IR remote - prevent some codes from be rebroadcast

Here is my situation.

I have a home theater system with cable box, stereo and TV. The TV works as I would like. TO control the cablebox and the stero system (located in a different room) I have an IR bud by the TV and an IR emitter attached to the IR detectors on the receiver and cable box.

I have a multi function remote that can control all of the devices. This works for the knowledgeable user. Unfortunately, for the less experienced user, they end up turning the cable box off when they meant to turn the TV off or the cable box and stereo get out of sync (one off and one on)

With my HTPC, I eliminate this problem using eventghost running on the HTPC. EventGhost received each of the codes and decides what todo with them.

In the setup I have problems with, I don’t have the opportunity to use a PC running eventghost.

I was wondering if anyone had created a arduino type device that would receive IR codes (from a generic IR remote), and broadcast suitable set of codes to the specific devices?

For instance,

power-on - send the appropriate power-on codes to all 3 devices in sequence.

volume up/down - only send commands to the stereo and don’t send to the cable box

Select Input - only send the select input to the stereo and not the TV

Thoughts?

Some of what you want is already in a lot of multifunction remotes. You can tell them that volume up/down goes out as IR codes to the audio system (or TV or cable box). That channel change goes out to only the cable box (or TV). The common hassle is that a macro is used to turn on the devices on/off. And a lot of devices don’t have discretes, separate on and off commands. Some do though and it might be nice to have separate on and off buttons on the remote, so that there would be some hope of getting re-synced via simple button presses by those “less experienced” (your and my Mom and/or Dad) users.

There’s no reason you can’t build the device you mention. It would be simple enough. You can (I have) use an Arduino to decode all the commands sent by a remote and then send those commands. There’s even a simple to use IR library for those uses IIRC. All you need is a remote that none of your components understand. I can’t imagine that you can’t setup almost any multi-function remote to be that way. Then your decoder box gets those commands and issues the proper commands to each component in it’s own “dialect”.

Except for the on/off syncing.
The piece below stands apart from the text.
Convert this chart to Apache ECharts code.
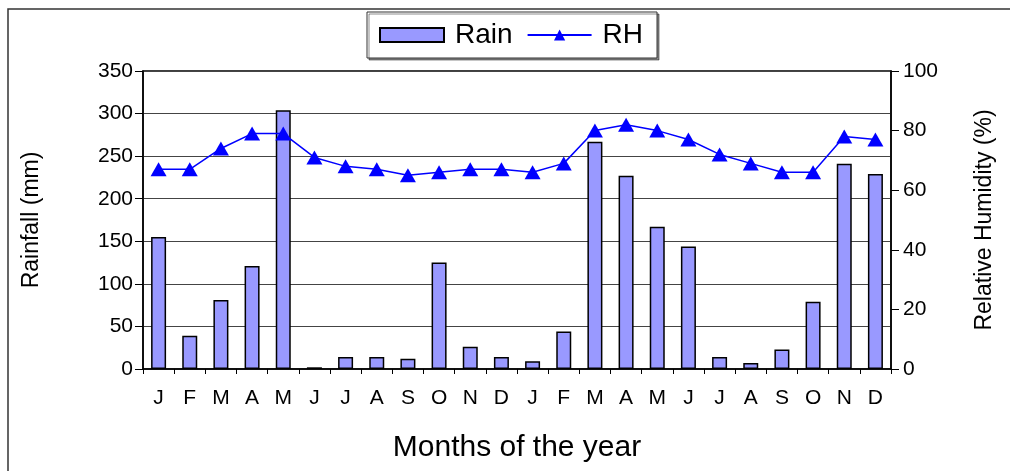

If N-1 components of a total number of N components have discrete on/off codes, then you’re set. After 2 pushes of either the on or off button, the system will be synced. If none (or not enough) of your components have discretes then you need another way to sense the “on-ness” or “off-ness” of those devices. There’s no reason your Arduino decoder box couldn’t do that, perhaps by monitoring the line current or some on/off LED on the device or perhaps some back panel jack.